Принс-Альберт, Саскачеван, Канада

Дата смерти

10 июля 2015(2015-07-10) (88 лет)

Место смерти

Онтарио, Канада

Годы активности

1950—1988

Страна

Канада Канада

Профессии

оперный певец

Певческий голос

тенор

Жанры

классическая музыка

Коллективы

Ковент-Гарден

Сотрудничество

Герберт фон Караян

Награды

Джонатан Стюарт Ви́керс, Джон Викерс (англ. Jonathan Stewart 'Jon' Vickers; 29 октября 1926, Принс-Альберт, Саскачеван — 10 июля 2015, Онтарио) — канадский героический тенор, почётный доктор ряда университетов, член Зала славы великих американских певцов Академии вокала (Филадельфия), компаньон Ордена Канады.





Биография и творчество

Родился в городе Принс-Альберт в Саскачеване. Он был шестым ребёнком в семье. Уже в три года, по его собственным воспоминаниям, он пел в церковном хоре на Рождество. Уже к окончанию средней школы у него был сильный устойчивый тенор, и он пел как в церковных хорах, так и в небольших театрах, где исполнял роли в опереттах.
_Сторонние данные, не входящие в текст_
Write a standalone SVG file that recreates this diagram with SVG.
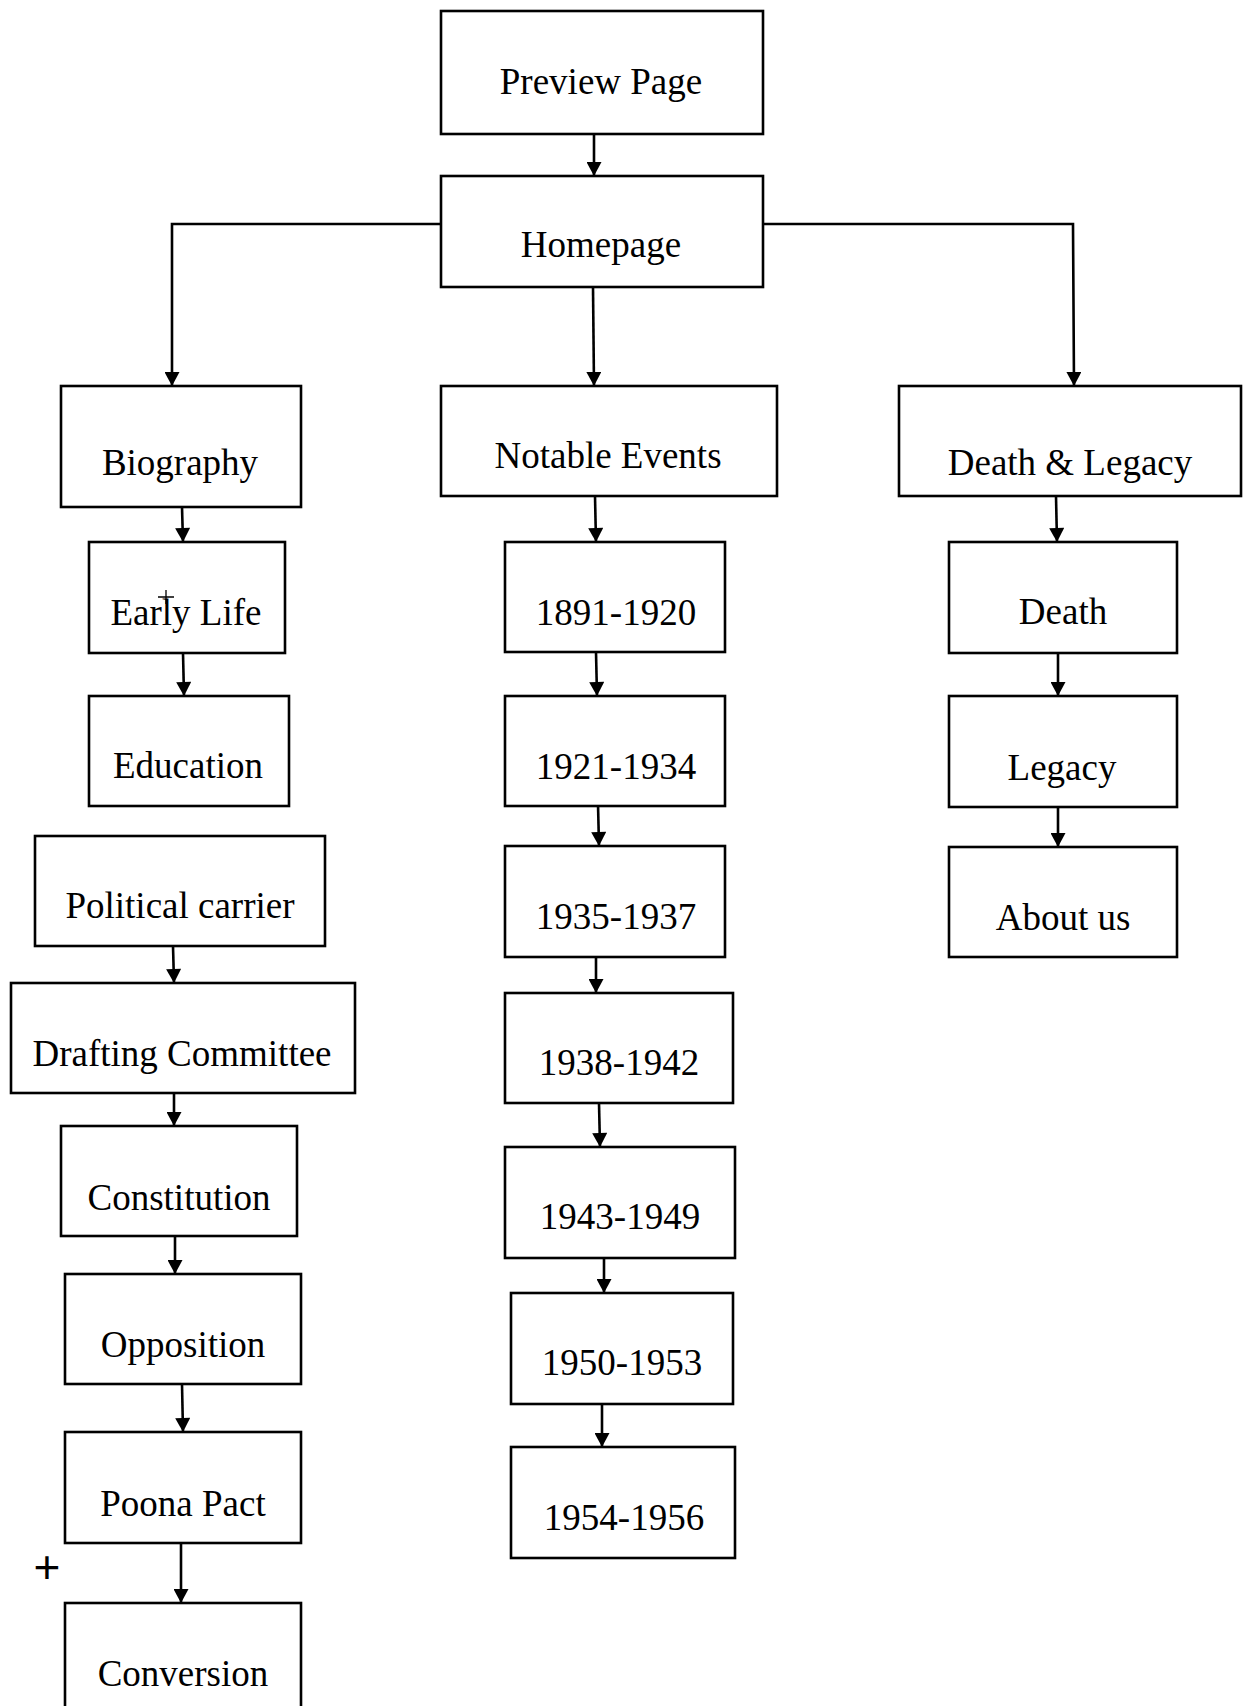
<svg xmlns="http://www.w3.org/2000/svg" width="1243" height="1706" viewBox="0 0 1243 1706">
<style>
.box{fill:#fff;stroke:#000;stroke-width:2.6}
.t{font-family:"Liberation Serif","Times New Roman",serif;font-size:37px;fill:#000;text-anchor:middle}
.c{fill:none;stroke:#000;stroke-width:2.6}
</style>
<defs>
<marker id="ah" viewBox="0 0 14 15" refX="14" refY="7.5" markerWidth="15" markerHeight="15" markerUnits="userSpaceOnUse" orient="auto">
<path d="M0,0 L14,7.5 L0,15 z" fill="#000"/>
</marker>
</defs>
<rect width="1243" height="1706" fill="#fff"/>
<g id="connectors">
<path class="c" d="M594,134 L594,176" marker-end="url(#ah)"/>
<path class="c" d="M441,224 L172,224 L172,386" marker-end="url(#ah)"/>
<path class="c" d="M593,287 L594,386" marker-end="url(#ah)"/>
<path class="c" d="M763,224 L1073,224 L1074,386" marker-end="url(#ah)"/>
<path class="c" d="M182,507 L183,542" marker-end="url(#ah)"/>
<path class="c" d="M183,653 L184,696" marker-end="url(#ah)"/>
<path class="c" d="M173,946 L174,983" marker-end="url(#ah)"/>
<path class="c" d="M174,1093 L174,1126" marker-end="url(#ah)"/>
<path class="c" d="M175,1236 L175,1274" marker-end="url(#ah)"/>
<path class="c" d="M182,1384 L183,1432" marker-end="url(#ah)"/>
<path class="c" d="M181,1543 L181,1603" marker-end="url(#ah)"/>
<path class="c" d="M595,496 L596,542" marker-end="url(#ah)"/>
<path class="c" d="M596,652 L597,696" marker-end="url(#ah)"/>
<path class="c" d="M598,804 L599,846" marker-end="url(#ah)"/>
<path class="c" d="M596,957 L596,993" marker-end="url(#ah)"/>
<path class="c" d="M599,1103 L600,1147" marker-end="url(#ah)"/>
<path class="c" d="M604,1258 L604,1293" marker-end="url(#ah)"/>
<path class="c" d="M602,1404 L602,1447" marker-end="url(#ah)"/>
<path class="c" d="M1056,496 L1057,542" marker-end="url(#ah)"/>
<path class="c" d="M1058,653 L1058,696" marker-end="url(#ah)"/>
<path class="c" d="M1058,807 L1058,847" marker-end="url(#ah)"/>
</g>
<g id="preview"><rect class="box" x="441" y="11" width="322" height="123"/><text class="t" x="601" y="94">Preview Page</text></g>
<g id="homepage"><rect class="box" x="441" y="176" width="322" height="111"/><text class="t" x="601" y="257">Homepage</text></g>
<g id="biography"><rect class="box" x="61" y="386" width="240" height="121"/><text class="t" x="180" y="475">Biography</text></g>
<g id="earlylife"><rect class="box" x="89" y="542" width="196" height="111"/><text class="t" x="186" y="625">Early Life</text>
<path d="M166,590 L166,604 M158,597 L174,597" stroke="#000" stroke-width="1.3" fill="none"/></g>
<g id="education"><rect class="box" x="89" y="696" width="200" height="110"/><text class="t" x="188" y="778">Education</text></g>
<g id="political"><rect class="box" x="35" y="836" width="290" height="110"/><text class="t" x="180" y="918">Political carrier</text></g>
<g id="drafting"><rect class="box" x="11" y="983" width="344" height="110"/><text class="t" x="182" y="1066">Drafting Committee</text></g>
<g id="constitution"><rect class="box" x="61" y="1126" width="236" height="110"/><text class="t" x="179" y="1210">Constitution</text></g>
<g id="opposition"><rect class="box" x="65" y="1274" width="236" height="110"/><text class="t" x="183" y="1357">Opposition</text></g>
<g id="poona"><rect class="box" x="65" y="1432" width="236" height="111"/><text class="t" x="183" y="1516">Poona Pact</text></g>
<g id="conversion"><rect class="box" x="65" y="1603" width="236" height="130"/><text class="t" x="183" y="1686">Conversion</text></g>
<text x="47" y="1583" font-family="Liberation Sans, Arial, sans-serif" font-size="46" text-anchor="middle">+</text>
<g id="notable"><rect class="box" x="441" y="386" width="336" height="110"/><text class="t" x="608" y="468">Notable Events</text></g>
<g id="e1891"><rect class="box" x="505" y="542" width="220" height="110"/><text class="t" x="616" y="625">1891-1920</text></g>
<g id="e1921"><rect class="box" x="505" y="696" width="220" height="110"/><text class="t" x="616" y="779">1921-1934</text></g>
<g id="e1935"><rect class="box" x="505" y="846" width="220" height="111"/><text class="t" x="616" y="929">1935-1937</text></g>
<g id="e1938"><rect class="box" x="505" y="993" width="228" height="110"/><text class="t" x="619" y="1075">1938-1942</text></g>
<g id="e1943"><rect class="box" x="505" y="1147" width="230" height="111"/><text class="t" x="620" y="1229">1943-1949</text></g>
<g id="e1950"><rect class="box" x="511" y="1293" width="222" height="111"/><text class="t" x="622" y="1375">1950-1953</text></g>
<g id="e1954"><rect class="box" x="511" y="1447" width="224" height="111"/><text class="t" x="624" y="1530">1954-1956</text></g>
<g id="deathlegacy"><rect class="box" x="899" y="386" width="342" height="110"/><text class="t" x="1070" y="475">Death &amp; Legacy</text></g>
<g id="death"><rect class="box" x="949" y="542" width="228" height="111"/><text class="t" x="1063" y="624">Death</text></g>
<g id="legacy"><rect class="box" x="949" y="696" width="228" height="111"/><text class="t" x="1062" y="780">Legacy</text></g>
<g id="aboutus"><rect class="box" x="949" y="847" width="228" height="110"/><text class="t" x="1063" y="930">About us</text></g>
</svg>
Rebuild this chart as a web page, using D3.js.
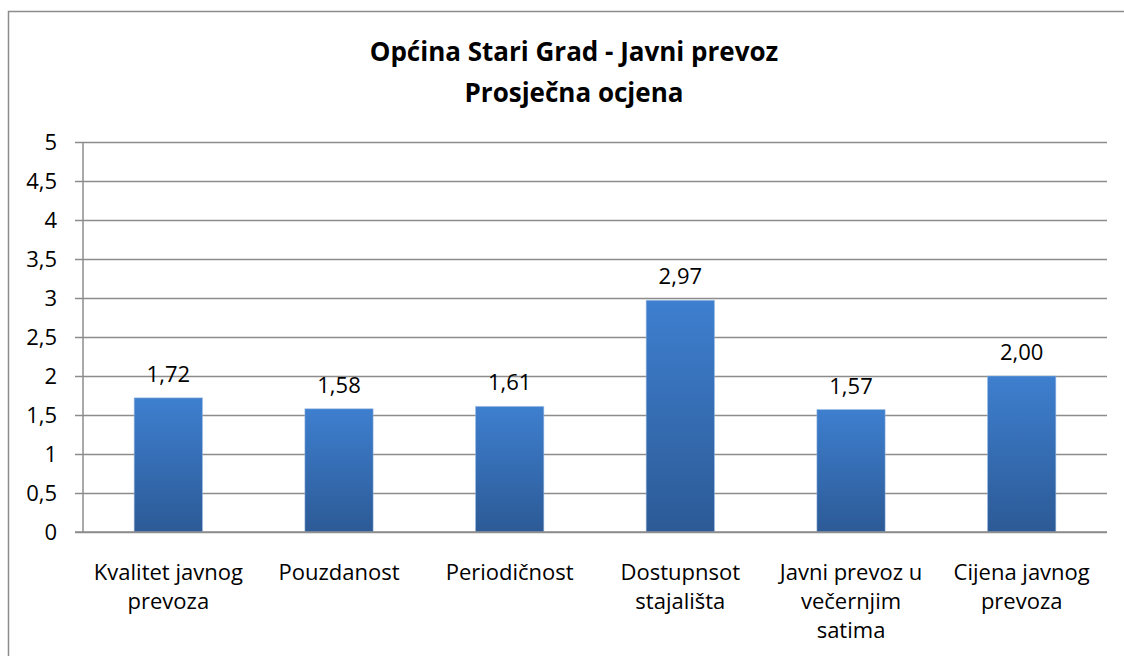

В 1946 году стал помощником менеджера в сетевом магазине, но вскоре певческая карьера заняла все его время. По совету сопрано Мэри Моррисон Викерс отправил запись своего вокала дирижёру и педагогу Этторе Мадзолени, в то время преподававшему в Торонтской музыкальной консерватории, и в 1950 году был зачислен в неё студентом в класс Джорджа Ламберта. Уже в первый год учёбы Викерс солировал в исполнении «Мессии» в Университете Западной Онтарио и на канадской премьере брукнеровского Te Deum в исполнении объединённого хора Торонтской консерватории, а осенью 1951 года исполнял «Мессию» уже с торонтским Мендельсоновским хором. В 1952 году он выиграл молодёжный конкурс Канадского радио.

Несмотря на многочисленные выступления за годы учёбы, в 1955 году окончивший консерваторию Викерс не получает ни одного предложения постоянной работы за пределами Канады. Только после того, как он выступил в роли Мужского Хора в «Поругании Лукреции» Бриттена на Стратфордском фестивале и в роли Хосе в постановке «Кармен» в Канадской опере, он получает по рекомендации своей партнёрши по «Кармен» Регины Резник приглашение в Нью-Йорк. Параллельно с ним заключил трехлетний контракт лондонский Ковент-Гарден. Дебютной ролью в Ковент-Гардене стала для Викерса партия Ричарда в «Бале-маскараде» Верди в январе 1957 года, а после восторженных отзывов критиков последовали роли в «Кармен», «Доне Карлосе», «Аиде» и «Троянцах». После дебютного исполнения партии Зигмунда в «Валькирии» на Байрейтском фестивале Викерса стали называть лучшим интерпретатором этой роли в мире. До конца десятилетия он также пел партию Язона в «Медее» с Марией Каллас в Далласе, затем выступал в Венской опере, в Театре Колон (Буэнос-Айрес) и в Метрополитен-опера. После этого он начинает сольную гастрольную карьеру, редко появляясь на её пике у себя на родине, в Канаде, где не могли платить ему достойные гонорары (среди редких исключений были выступления в 1967 году на Всемирной выставке в Монреале, на открытии Национального центра искусств в Оттаве в 1969 году и на похоронах бывшего премьер-министра Канады Дифенбейкера в 1979 году, а также турне 1977 года по Саскачевану, завершившееся на родине певца в Принс-Альберте).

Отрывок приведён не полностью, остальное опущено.